Four black Bird e-scooters sit in front of a white wall.
Most Atlantans have probably seen these by now. With people on them or parked under trees and bridges.
Photo courtesy of Bird

The Beltline trail network attracts some rather peculiar vehicles, from motorized unicycles, lie-down bicycles, electric skateboards, and even the occasional penny-farthing.

Some of those, however, are not allowed on the Beltline, and Atlanta’s new scooter share program, Bird, has given rule-breakers a new way to quickly travel the trails.

According to Atlanta Beltline, Inc., motorized vehicles are strictly forbidden from the multi-use pathways. Electronic wheelchairs are the only exception.

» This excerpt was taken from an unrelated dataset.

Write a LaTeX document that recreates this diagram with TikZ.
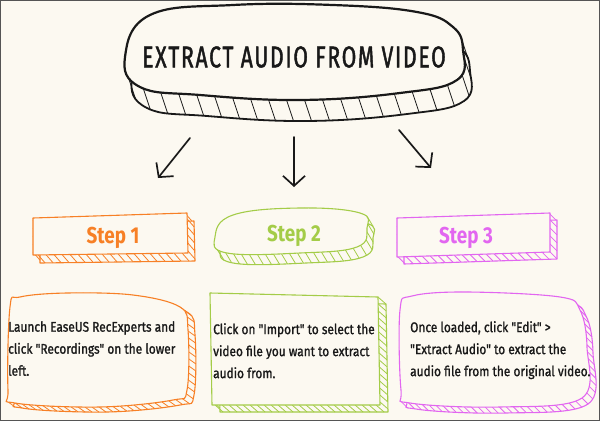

For what it’s worth, Bird is not advocating for scooter use on the Beltline. In fact, the map displayed in the cellphone app has a significant chunk of the Eastside Trail colored in red, marking the areas Birds are forbidden.

a screengrab of the cellphone app, showing a map with the beltline highlighted in red.
Birds can frequently be found along the popular Eastside Trail, despite its off-limits designation.
Sean Keenan, via Bird app

The scooters are also supposed to steer clear of places such as Piedmont Park and the neighboring botanical garden, Georgia’s statehouse, and AmericasMart Atlanta.

Nevertheless, riders seeking to make the most of Bird’s “last-mile” connectivity can be seen frequently traversing the Beltline.

And when this story was written, multiple Birds could be found ready for pickup right alongside the Beltline, at Ponce City Market. Busted!

a screengrab from the app, showing Piedmont Park is off limits.
Enter the red, if you dare.
Sean Keenan, via Bird app

In an emailed statement, ABI spokeswoman Jenny Odom told Curbed Atlanta that Beltline officials will meet with the Path Force Unit this week to discuss safe trail use.

“Because the Atlanta Beltline was created as a transit corridor to provide alternative and safe access to schools, jobs, housing, and amenities, we continue to look for ways to ensure that everyone can enjoy it safely,” she said. “As mobility options expand and technology evolves, safety remains an essential consideration in our planning and progress.”

So it doesn’t sound like a full-fledged Bird crackdown is in the cards for the Beltline. Yet.

a photo of two people riding one Bird scooter on the Beltline
If you're gonna break the rules, might as well share the blame.